# What the task asks:
Return only the number of lines in the entries below that hold the word "this".

# Records for processing:
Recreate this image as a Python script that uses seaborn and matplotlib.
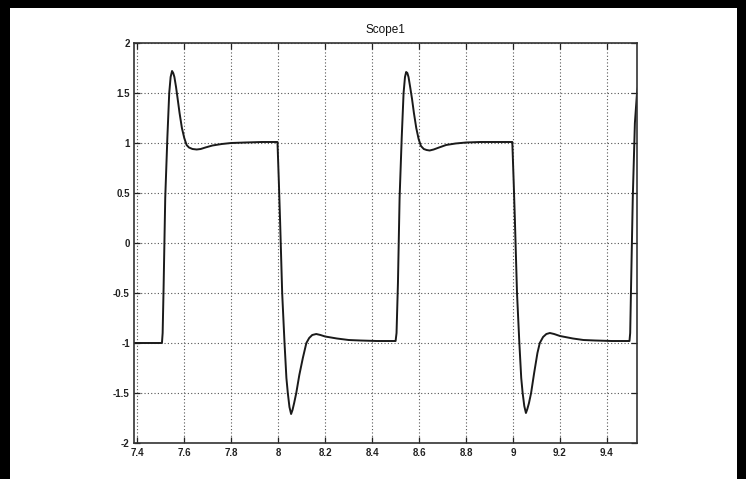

...

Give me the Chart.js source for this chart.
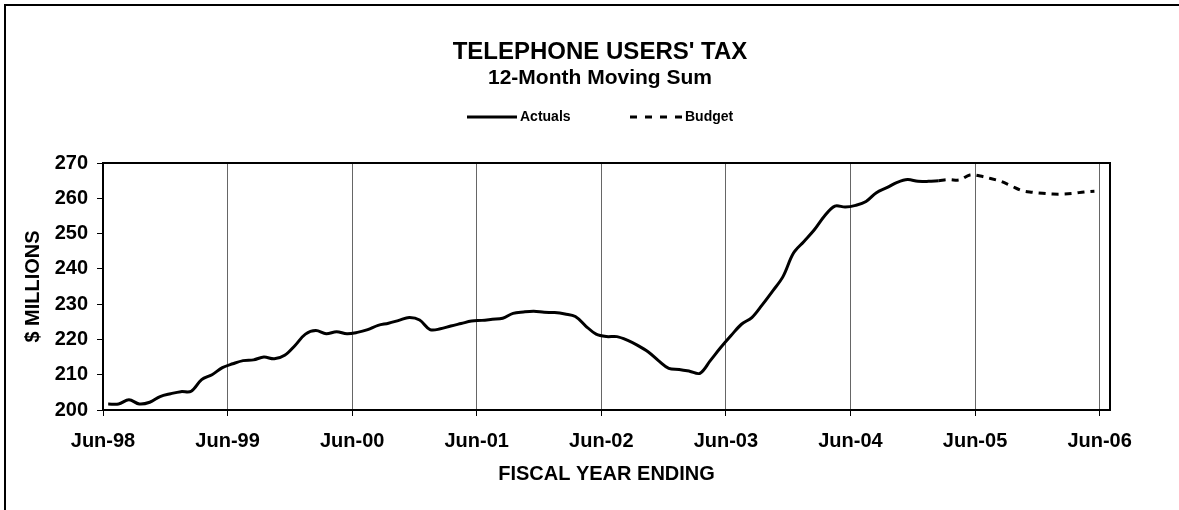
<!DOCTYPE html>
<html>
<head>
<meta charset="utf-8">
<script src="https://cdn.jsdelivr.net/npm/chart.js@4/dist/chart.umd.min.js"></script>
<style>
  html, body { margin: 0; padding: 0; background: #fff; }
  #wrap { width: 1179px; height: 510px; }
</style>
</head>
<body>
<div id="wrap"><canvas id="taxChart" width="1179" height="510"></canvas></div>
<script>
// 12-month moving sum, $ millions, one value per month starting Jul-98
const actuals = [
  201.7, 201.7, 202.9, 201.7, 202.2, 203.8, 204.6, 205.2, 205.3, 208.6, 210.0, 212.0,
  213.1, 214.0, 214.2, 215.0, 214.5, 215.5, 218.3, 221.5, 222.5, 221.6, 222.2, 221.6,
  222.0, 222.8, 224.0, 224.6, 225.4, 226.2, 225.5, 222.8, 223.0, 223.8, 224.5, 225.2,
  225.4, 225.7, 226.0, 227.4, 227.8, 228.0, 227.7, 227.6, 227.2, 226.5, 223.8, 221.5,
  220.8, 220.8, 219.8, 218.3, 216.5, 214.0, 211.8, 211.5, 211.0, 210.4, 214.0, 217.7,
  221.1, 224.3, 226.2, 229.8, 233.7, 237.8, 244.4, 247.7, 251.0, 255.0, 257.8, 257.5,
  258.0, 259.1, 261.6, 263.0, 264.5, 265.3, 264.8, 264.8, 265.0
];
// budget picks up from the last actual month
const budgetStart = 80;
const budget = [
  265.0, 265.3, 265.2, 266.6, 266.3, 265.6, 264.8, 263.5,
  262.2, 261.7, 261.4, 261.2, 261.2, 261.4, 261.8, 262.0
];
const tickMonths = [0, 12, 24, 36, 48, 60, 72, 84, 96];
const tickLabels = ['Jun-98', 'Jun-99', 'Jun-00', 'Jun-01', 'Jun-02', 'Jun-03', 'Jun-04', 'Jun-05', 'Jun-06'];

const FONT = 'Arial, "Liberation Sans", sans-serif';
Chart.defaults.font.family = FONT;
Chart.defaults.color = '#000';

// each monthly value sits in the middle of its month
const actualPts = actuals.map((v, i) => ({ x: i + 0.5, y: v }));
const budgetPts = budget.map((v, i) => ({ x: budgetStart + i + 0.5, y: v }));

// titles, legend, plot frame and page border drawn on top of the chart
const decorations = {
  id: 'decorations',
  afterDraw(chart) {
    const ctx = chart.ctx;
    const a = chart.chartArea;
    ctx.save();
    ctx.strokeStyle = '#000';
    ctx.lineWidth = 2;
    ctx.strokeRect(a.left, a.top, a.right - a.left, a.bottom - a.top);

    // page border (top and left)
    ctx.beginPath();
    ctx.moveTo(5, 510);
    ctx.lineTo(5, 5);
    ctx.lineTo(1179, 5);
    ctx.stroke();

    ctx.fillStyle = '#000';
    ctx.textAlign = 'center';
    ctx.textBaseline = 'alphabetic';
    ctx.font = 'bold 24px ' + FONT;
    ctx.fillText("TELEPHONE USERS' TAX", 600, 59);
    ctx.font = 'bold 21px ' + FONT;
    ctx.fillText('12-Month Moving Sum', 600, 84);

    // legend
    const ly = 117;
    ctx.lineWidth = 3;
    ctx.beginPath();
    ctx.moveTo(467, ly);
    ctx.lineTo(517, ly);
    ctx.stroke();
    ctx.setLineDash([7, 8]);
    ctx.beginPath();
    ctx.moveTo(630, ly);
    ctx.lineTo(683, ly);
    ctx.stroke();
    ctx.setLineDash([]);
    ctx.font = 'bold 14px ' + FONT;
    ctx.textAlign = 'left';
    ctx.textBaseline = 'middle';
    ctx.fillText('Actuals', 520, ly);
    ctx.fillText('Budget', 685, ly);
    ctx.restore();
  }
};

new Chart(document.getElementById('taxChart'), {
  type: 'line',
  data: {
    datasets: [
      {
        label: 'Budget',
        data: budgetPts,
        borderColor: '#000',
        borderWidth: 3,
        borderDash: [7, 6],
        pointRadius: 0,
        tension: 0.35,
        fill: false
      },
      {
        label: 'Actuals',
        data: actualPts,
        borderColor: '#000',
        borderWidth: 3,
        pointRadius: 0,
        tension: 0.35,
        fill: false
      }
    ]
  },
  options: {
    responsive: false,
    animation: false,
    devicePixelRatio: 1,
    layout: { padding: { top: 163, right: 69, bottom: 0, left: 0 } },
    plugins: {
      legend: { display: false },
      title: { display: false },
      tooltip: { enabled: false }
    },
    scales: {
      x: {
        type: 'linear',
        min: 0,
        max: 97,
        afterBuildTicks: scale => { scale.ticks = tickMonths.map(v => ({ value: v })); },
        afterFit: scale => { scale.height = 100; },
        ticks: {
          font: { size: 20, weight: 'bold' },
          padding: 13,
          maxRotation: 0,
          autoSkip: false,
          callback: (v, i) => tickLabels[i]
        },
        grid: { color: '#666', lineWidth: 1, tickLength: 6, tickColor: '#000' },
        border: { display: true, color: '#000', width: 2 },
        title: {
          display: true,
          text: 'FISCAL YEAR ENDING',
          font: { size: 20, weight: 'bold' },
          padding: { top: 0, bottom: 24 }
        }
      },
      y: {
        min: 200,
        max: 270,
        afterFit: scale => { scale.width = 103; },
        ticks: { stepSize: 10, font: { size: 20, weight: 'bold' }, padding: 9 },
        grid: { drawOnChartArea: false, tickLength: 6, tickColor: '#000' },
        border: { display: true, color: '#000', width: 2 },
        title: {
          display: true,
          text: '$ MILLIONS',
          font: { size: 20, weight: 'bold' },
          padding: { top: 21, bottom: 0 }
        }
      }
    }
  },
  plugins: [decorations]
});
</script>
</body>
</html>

# The response:
2